The piece is featured on Sydney-based Omega Ensemble’s lovely debut album on ABC Classics and it made for a perfect ending to the group’s latest concert at Sydney Opera House’s intimate Utzon Room.

The work’s outer movements, Country Dance and Drover’s Lament, are inspired by tunes collected in the 1950s and ‘60s by James Meredith for his book, Folk Songs of Australia, which has been a fertile seed bank for the Melbourne-based composer over the years.



David Rowden’s hauntingly beautiful clarinet wafted over the gentle spacious chorale of strings in the Campfire and Night Sky middle section — “all my own work” Munro told the audience with a grin — and it was not hard to imagine the Milky Way stretching over the outback.

The strings, led by Emma Jardine, Streeton Trio violinist and former regular with the Orchestre de la Suisse Romande, had a larger role in the other movements, especially the last one with its nameless jig opening.

Omega Ensemble performs Ian Munro's Songs from the Bush

Jardine and second violin Vivien Jeffery, violist Neil Thompson and cellist Paul Stender had opened the program with a solid performance of Mozart’s Hunt Quartet, perhaps the most popular of the six works he dedicated to his teacher Joseph Haydn.

After one or two minor tuning problems in the first movement, the players settled down to an enjoyable reading, with the wonderful adagio third movement a standout.

This led to the world premiere of Cyrus Meurant’s Concertino for Clarinet and String Quartet, the third piece the Sydney composer and arranger has written for Omega.

A straight-through work in two parts, it starts with a hushed unaccompanied clarinet introduction before a muted chorale of strings joins in.

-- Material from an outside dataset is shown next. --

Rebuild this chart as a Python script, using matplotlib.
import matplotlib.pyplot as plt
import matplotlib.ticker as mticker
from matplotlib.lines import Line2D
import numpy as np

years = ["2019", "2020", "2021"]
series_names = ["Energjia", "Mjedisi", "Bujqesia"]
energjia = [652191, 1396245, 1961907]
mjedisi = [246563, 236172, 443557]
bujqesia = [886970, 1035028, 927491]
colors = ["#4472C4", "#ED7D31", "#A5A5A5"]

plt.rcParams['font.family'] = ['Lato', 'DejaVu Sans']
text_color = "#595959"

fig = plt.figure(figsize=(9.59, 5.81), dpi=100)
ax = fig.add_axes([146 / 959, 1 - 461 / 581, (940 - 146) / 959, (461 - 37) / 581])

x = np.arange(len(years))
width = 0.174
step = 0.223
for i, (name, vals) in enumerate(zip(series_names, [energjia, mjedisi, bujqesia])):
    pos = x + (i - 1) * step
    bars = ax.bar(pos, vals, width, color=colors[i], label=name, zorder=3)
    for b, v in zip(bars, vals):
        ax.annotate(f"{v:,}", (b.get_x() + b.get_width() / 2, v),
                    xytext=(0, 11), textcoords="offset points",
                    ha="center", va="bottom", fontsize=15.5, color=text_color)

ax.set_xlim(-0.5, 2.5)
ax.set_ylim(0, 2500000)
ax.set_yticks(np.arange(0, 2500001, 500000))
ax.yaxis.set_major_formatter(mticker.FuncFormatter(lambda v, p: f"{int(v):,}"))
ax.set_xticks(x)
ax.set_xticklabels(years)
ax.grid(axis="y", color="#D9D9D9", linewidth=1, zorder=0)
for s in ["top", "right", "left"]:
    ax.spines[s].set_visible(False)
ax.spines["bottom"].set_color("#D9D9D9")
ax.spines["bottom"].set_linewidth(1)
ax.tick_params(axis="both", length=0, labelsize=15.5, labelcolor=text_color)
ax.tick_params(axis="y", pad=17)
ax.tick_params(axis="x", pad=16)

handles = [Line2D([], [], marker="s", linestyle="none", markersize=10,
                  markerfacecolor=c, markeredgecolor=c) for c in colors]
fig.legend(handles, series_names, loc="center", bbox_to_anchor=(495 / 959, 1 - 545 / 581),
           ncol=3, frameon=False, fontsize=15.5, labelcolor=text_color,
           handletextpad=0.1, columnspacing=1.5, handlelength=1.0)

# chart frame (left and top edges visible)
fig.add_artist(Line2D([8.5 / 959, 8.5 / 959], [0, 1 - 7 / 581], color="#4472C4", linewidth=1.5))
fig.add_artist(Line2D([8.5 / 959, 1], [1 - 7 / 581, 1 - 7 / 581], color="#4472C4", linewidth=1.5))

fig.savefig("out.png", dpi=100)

The chord progression becomes more insistent and the clarinet embroiders over the top with a Jewish feel to the phrasing.

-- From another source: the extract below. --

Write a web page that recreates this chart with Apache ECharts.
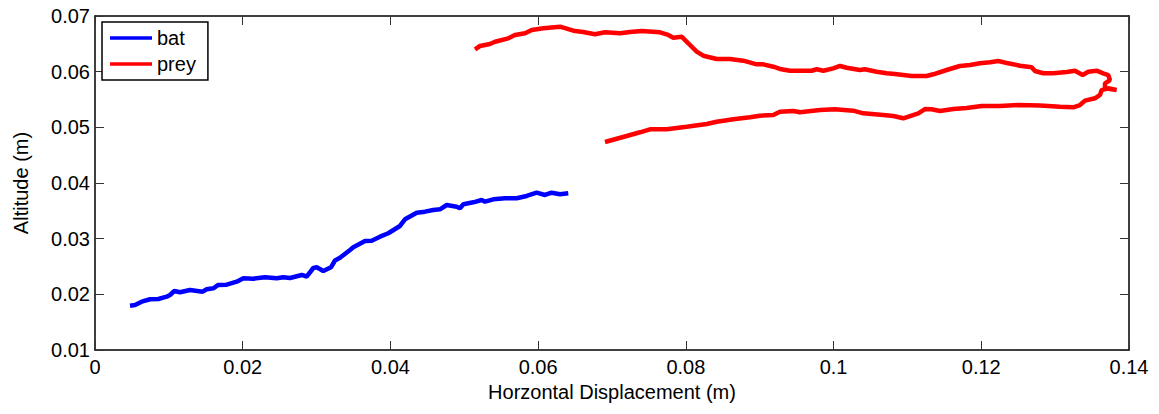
<!DOCTYPE html>
<html>
<head>
<meta charset="utf-8">
<script src="https://cdn.jsdelivr.net/npm/echarts@6/dist/echarts.min.js"></script>
<style>
  html, body { margin: 0; padding: 0; background: #fff; }
  #chart { width: 1159px; height: 414px; }
</style>
</head>
<body>
<div id="chart"></div>
<script>
// bat track (m)
var batX = [0.00474, 0.00542, 0.00632, 0.00745, 0.00857, 0.00971, 0.01015, 0.01074, 0.01151, 0.01286,
  0.01458, 0.01512, 0.01602, 0.01669, 0.01783, 0.01919, 0.02008, 0.02143, 0.02302, 0.0246,
  0.02549, 0.0264, 0.02799, 0.02866, 0.02956, 0.03002, 0.03091, 0.03195, 0.03249, 0.03317,
  0.03453, 0.03497, 0.03656, 0.03746, 0.03859, 0.03971, 0.04129, 0.04197, 0.04356, 0.04468,
  0.0458, 0.04671, 0.04762, 0.04897, 0.04942, 0.04987, 0.05122, 0.05236, 0.0528, 0.05393,
  0.05551, 0.0571, 0.05845, 0.0598, 0.06093, 0.06183, 0.06296, 0.06408];
var batY = [0.01796, 0.01809, 0.01868, 0.01911, 0.01917, 0.01958, 0.01988, 0.0206, 0.02037, 0.02078,
  0.02048, 0.02091, 0.02109, 0.02168, 0.02173, 0.02227, 0.02288, 0.02281, 0.02306, 0.02288,
  0.02306, 0.02294, 0.02348, 0.0232, 0.02473, 0.02486, 0.02419, 0.02486, 0.02608, 0.02657,
  0.02797, 0.02845, 0.02958, 0.02964, 0.03036, 0.03097, 0.03228, 0.03348, 0.03467, 0.03485,
  0.03515, 0.03527, 0.03605, 0.03575, 0.03546, 0.03618, 0.03653, 0.03695, 0.03664, 0.03707,
  0.03725, 0.03725, 0.03767, 0.03826, 0.03785, 0.03826, 0.03797, 0.03815];

// prey track (m): upper arm outwards, loop, lower arm back
var preyX = [0.05145, 0.05213, 0.05348, 0.05416, 0.05596, 0.05686, 0.05822, 0.05913, 0.0607, 0.06296,
  0.06476, 0.06611, 0.0677, 0.06905, 0.07108, 0.07243, 0.07402, 0.0765, 0.07762, 0.0783,
  0.07943, 0.08033, 0.08147, 0.08236, 0.08417, 0.08597, 0.08777, 0.08959, 0.09048, 0.09184,
  0.09274, 0.0941, 0.09703, 0.09771, 0.09861, 0.09996, 0.10087, 0.10177, 0.10357, 0.10425,
  0.10583, 0.10719, 0.10831, 0.11057, 0.1126, 0.1135, 0.11531, 0.11711, 0.11847, 0.11982,
  0.12118, 0.1223, 0.12365, 0.12524, 0.12682, 0.12727, 0.12839, 0.12975, 0.13156, 0.13268,
  0.13373, 0.13448, 0.13562, 0.13651, 0.13719, 0.13742, 0.13675, 0.13675, 0.13833, 0.13719,
  0.1363, 0.13607, 0.13539, 0.13404, 0.13336, 0.13245, 0.13065, 0.12794, 0.12501, 0.12253,
  0.12005, 0.11802, 0.11621, 0.1144, 0.11328, 0.11237, 0.11147, 0.10944, 0.10808, 0.10673,
  0.10402, 0.10267, 0.10019, 0.09816, 0.09545, 0.09454, 0.09274, 0.09184, 0.09003, 0.08868,
  0.08642, 0.08417, 0.08282, 0.08011, 0.0774, 0.07514, 0.07379, 0.07199, 0.06905];
var preyY = [0.06402, 0.06461, 0.06497, 0.06538, 0.06599, 0.06659, 0.06689, 0.06749, 0.06779, 0.06808,
  0.06736, 0.06713, 0.06671, 0.06707, 0.06689, 0.06713, 0.06731, 0.06707, 0.06659, 0.0661,
  0.06628, 0.0651, 0.06359, 0.06287, 0.06228, 0.06228, 0.06197, 0.06132, 0.06132, 0.06089,
  0.06048, 0.06017, 0.06017, 0.06043, 0.06017, 0.0606, 0.06102, 0.06071, 0.0603, 0.06043,
  0.05999, 0.05971, 0.05958, 0.05922, 0.05922, 0.05953, 0.0603, 0.06102, 0.0612, 0.0615,
  0.06168, 0.06192, 0.0615, 0.06107, 0.06078, 0.06012, 0.05971, 0.05971, 0.05994, 0.06017,
  0.0594, 0.05999, 0.06017, 0.05971, 0.0594, 0.0585, 0.05791, 0.05701, 0.05671, 0.05701,
  0.05671, 0.05581, 0.05522, 0.05479, 0.05401, 0.0536, 0.05371, 0.05392, 0.05401, 0.05383,
  0.05383, 0.05347, 0.05329, 0.05293, 0.05324, 0.05329, 0.05252, 0.05162, 0.05204, 0.05222,
  0.05252, 0.05299, 0.05324, 0.05311, 0.0527, 0.05294, 0.05281, 0.05222, 0.05209, 0.0518,
  0.05144, 0.05101, 0.0506, 0.05011, 0.04965, 0.04965, 0.04911, 0.04844, 0.04737];

var xTicks = { min: 0, max: 0.14, interval: 0.02 };
var yTicks = { min: 0.01, max: 0.07, interval: 0.01 };

function pairs(xs, ys) {
  return xs.map(function(x, i) { return [x, ys[i]]; });
}

var font = 'Arial, "Liberation Sans", sans-serif';
var fs = 20;
var axisLine = { show: true, onZero: false, lineStyle: { color: '#000', width: 1.5 } };
var tick = { show: true, inside: true, length: 9, lineStyle: { color: '#333', width: 1 } };

var chart = echarts.init(document.getElementById('chart'), null, { renderer: 'svg' });
chart.setOption({
  animation: false,
  backgroundColor: '#fff',
  textStyle: { fontFamily: font, color: '#000' },
  grid: { left: 95, right: 30, top: 16, bottom: 64, containLabel: false },
  legend: {
    orient: 'vertical',
    left: 102, top: 22,
    padding: [6, 12, 6, 8],
    itemGap: 6,
    itemWidth: 42, itemHeight: 3.5,
    icon: 'rect',
    borderColor: '#000', borderWidth: 1.5,
    backgroundColor: '#fff',
    textStyle: { fontFamily: font, fontSize: fs, lineHeight: 20, color: '#000' },
    data: ['bat', 'prey']
  },
  xAxis: [{
    type: 'value', position: 'bottom',
    min: xTicks.min, max: xTicks.max, interval: xTicks.interval,
    name: 'Horzontal Displacement (m)', nameLocation: 'middle', nameGap: 32,
    nameTextStyle: { fontFamily: font, fontSize: fs, color: '#000' },
    axisLine: axisLine, axisTick: tick,
    axisLabel: { fontFamily: font, fontSize: fs, color: '#000', margin: 7 },
    splitLine: { show: false }
  }, {
    type: 'value', position: 'top',
    min: xTicks.min, max: xTicks.max, interval: xTicks.interval,
    axisLine: axisLine, axisTick: tick,
    axisLabel: { show: false }, splitLine: { show: false }
  }],
  yAxis: [{
    type: 'value', position: 'left',
    min: yTicks.min, max: yTicks.max, interval: yTicks.interval,
    name: 'Altitude (m)', nameLocation: 'middle', nameGap: 64, nameRotate: 90,
    nameTextStyle: { fontFamily: font, fontSize: fs, color: '#000' },
    axisLine: axisLine, axisTick: tick,
    axisLabel: { fontFamily: font, fontSize: fs, color: '#000', margin: 5 },
    splitLine: { show: false }
  }, {
    type: 'value', position: 'right',
    min: yTicks.min, max: yTicks.max, interval: yTicks.interval,
    axisLine: axisLine, axisTick: tick,
    axisLabel: { show: false }, splitLine: { show: false }
  }],
  series: [{
    name: 'bat', type: 'line',
    xAxisIndex: 0, yAxisIndex: 0,
    showSymbol: false, symbol: 'none',
    color: '#0000ff',
    lineStyle: { color: '#0000ff', width: 4.5 },
    data: pairs(batX, batY)
  }, {
    name: 'prey', type: 'line',
    xAxisIndex: 0, yAxisIndex: 0,
    showSymbol: false, symbol: 'none',
    color: '#ff0000',
    lineStyle: { color: '#ff0000', width: 4.5 },
    data: pairs(preyX, preyY)
  }]
});
window.addEventListener('resize', function() { chart.resize(); });
</script>
</body>
</html>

The second part quickens and intensifies with repeated rising motifs ending in a joyful Michael Nyman-like minimalist crescendo.

The other work on the program, Ferruccio Busoni’s Suite for Clarinet and String Quartet, is something of a curiosity. The Italian born composer is better known as a composer for piano and for his virtuosic arrangements of Bach.

This earlier work was written for his father, who was a good if not brilliant clarinetist, and its three short movements have the feel of Viennese late romantic elegance with a nice autumnal finale nicely reflecting the late sunny May afternoon outside the Utzon’s Room’s feature harbourside window.